All Op classes include validation: CUDA device check, dtype matching, numel matching.
5.3 torch.compile Dispatch¶
Each Op's forward checks for _wrapped:
- If _wrapped is set: dispatch through custom_op (supports torch.compile tracing)
- Otherwise: call _eager_forward directly
Instance-based registry (_OP_REGISTRY) enables the custom_op wrapper to look up the correct Op instance at runtime.
6. Kernel Caching¶
Each kernel instance pre-compiles its kernel function in init_config:
def init_config(self, config=None, tune=False):
super().init_config(config, tune)
cfg = self.config
self._compiled_fn = self.kernel(cfg["threads"], cfg["num_per_thread"])

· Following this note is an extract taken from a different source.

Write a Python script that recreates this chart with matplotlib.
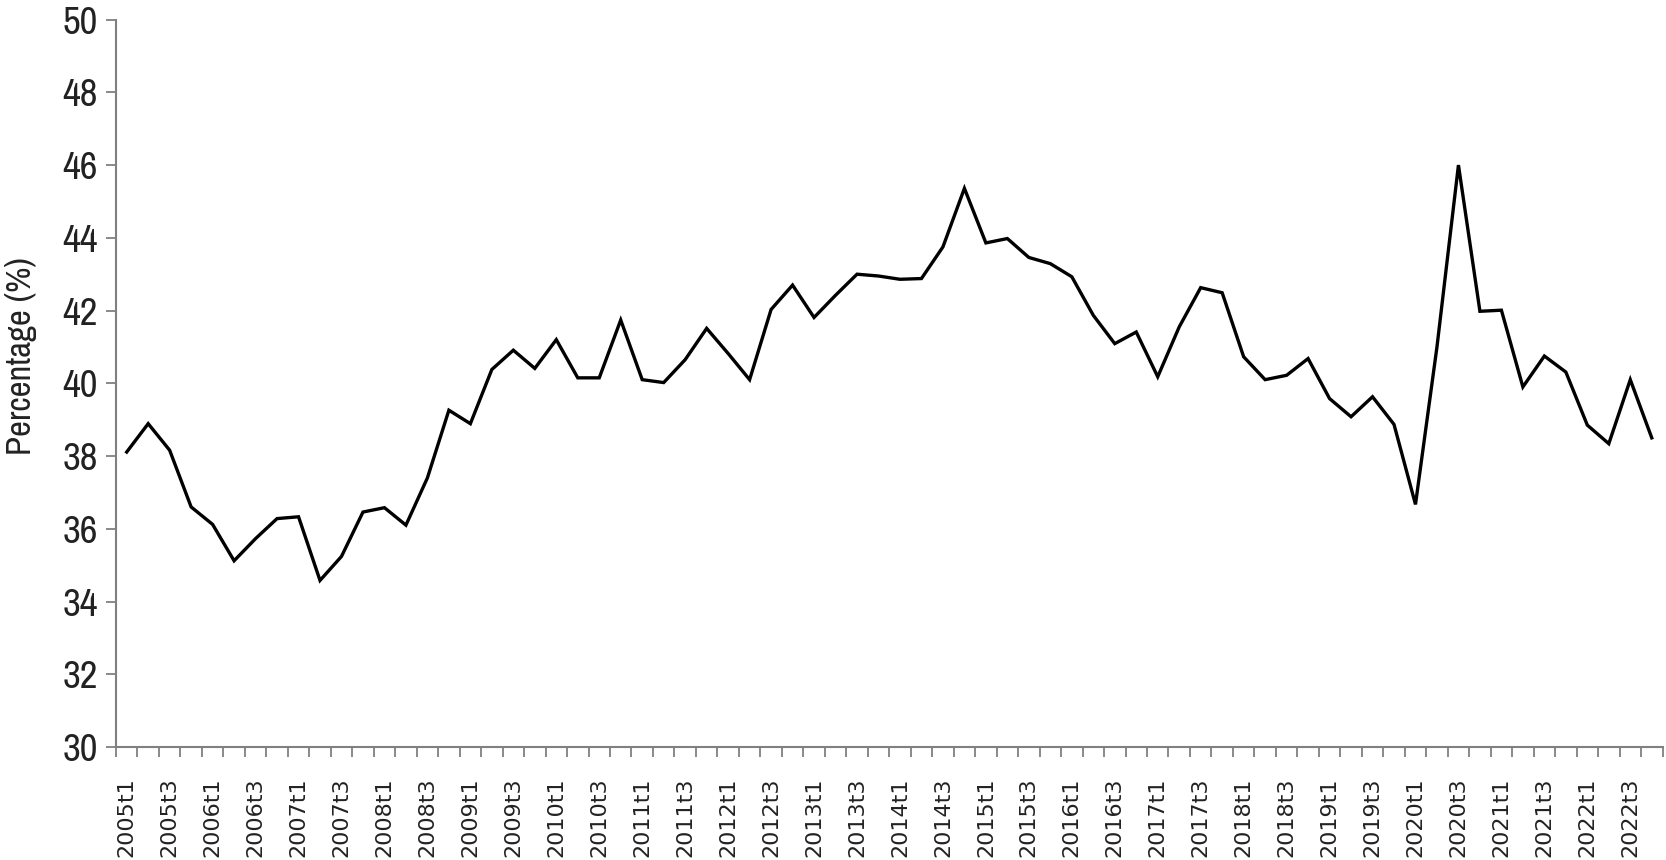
import matplotlib
matplotlib.use("Agg")
import matplotlib.pyplot as plt
from matplotlib import font_manager
import numpy as np

# Quarterly values, 2005t1 .. 2022t4
years = list(range(2005, 2023))
quarters = [1, 2, 3, 4]
values = [
    38.11, 38.89, 38.16, 36.60,   # 2005
    36.12, 35.12, 35.73, 36.28,   # 2006
    36.33, 34.58, 35.24, 36.46,   # 2007
    36.58, 36.10, 37.40, 39.26,   # 2008
    38.89, 40.38, 40.91, 40.41,   # 2009
    41.20, 40.15, 40.15, 41.74,   # 2010
    40.10, 40.02, 40.65, 41.51,   # 2011
    40.82, 40.10, 42.03, 42.70,   # 2012
    41.81, 42.42, 43.00, 42.95,   # 2013
    42.86, 42.88, 43.75, 45.36,   # 2014
    43.86, 43.98, 43.46, 43.29,   # 2015
    42.93, 41.87, 41.09, 41.41,   # 2016
    40.18, 41.55, 42.63, 42.49,   # 2017
    40.73, 40.10, 40.22, 40.68,   # 2018
    39.58, 39.08, 39.63, 38.87,   # 2019
    36.67, 41.00, 46.00, 41.98,   # 2020
    42.01, 39.90, 40.75, 40.31,   # 2021
    38.85, 38.34, 40.10, 38.50,   # 2022
]
labels = [f"{y}t{q}" for y in years for q in quarters]
y_ticks = list(range(30, 51, 2))

# look for a narrow / condensed face, the original uses a tall thin font
narrow_family = "DejaVu Sans"
narrow_stretch = "normal"
for f in font_manager.fontManager.ttflist:
    if "Narrow" in f.name or "Condensed" in f.name:
        narrow_family = f.name
        break
    if f.stretch in ("condensed", "semi-condensed", 75, 87.5, 600):
        narrow_family = f.name
        narrow_stretch = "condensed"

axis_grey = "#808080"
text_col = "#222222"

fig = plt.figure(figsize=(16.66, 8.60), dpi=100)
ax = fig.add_axes([0.0696, 0.1314, 0.9283, 0.8458])

x = np.arange(len(values))
ax.plot(x, values, color="black", linewidth=2.4, solid_joinstyle="miter")

ax.set_xlim(-0.5, len(values) - 0.5)
ax.set_ylim(30, 50)

# tick marks between quarters, labels on every second quarter
ax.set_xticks(np.arange(-0.5, len(values), 1))
ax.set_xticklabels([])
ax.set_xticks(x[::2], minor=True)
ax.set_xticklabels(labels[::2], minor=True, rotation=90, fontsize=16,
                   family="DejaVu Sans", color=text_col)
ax.tick_params(axis="x", which="major", length=7, width=1.3, color=axis_grey)
ax.tick_params(axis="x", which="minor", length=0, pad=22)

ax.set_yticks(y_ticks)
ax.set_yticklabels([str(v) for v in y_ticks], family=narrow_family,
                   stretch=narrow_stretch, fontsize=28, color=text_col)
ax.tick_params(axis="y", length=7, width=1.3, color=axis_grey, pad=6)

ax.set_ylabel("Percentage (%)", family=narrow_family, stretch=narrow_stretch,
              fontsize=25, color=text_col)
ax.yaxis.set_label_coords(-0.051, 0.537)

for side in ["top", "right"]:
    ax.spines[side].set_visible(False)
for side in ["left", "bottom"]:
    ax.spines[side].set_color(axis_grey)
    ax.spines[side].set_linewidth(1.5)

fig.savefig("out.png", dpi=100)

This avoids JIT lookup overhead on every forward() call. The compiled function is cached per-instance, not globally.
Autotune serialization: op_func/activation_func closures aren't pickleable. The autotune override catches serialization failures and falls back to default_config.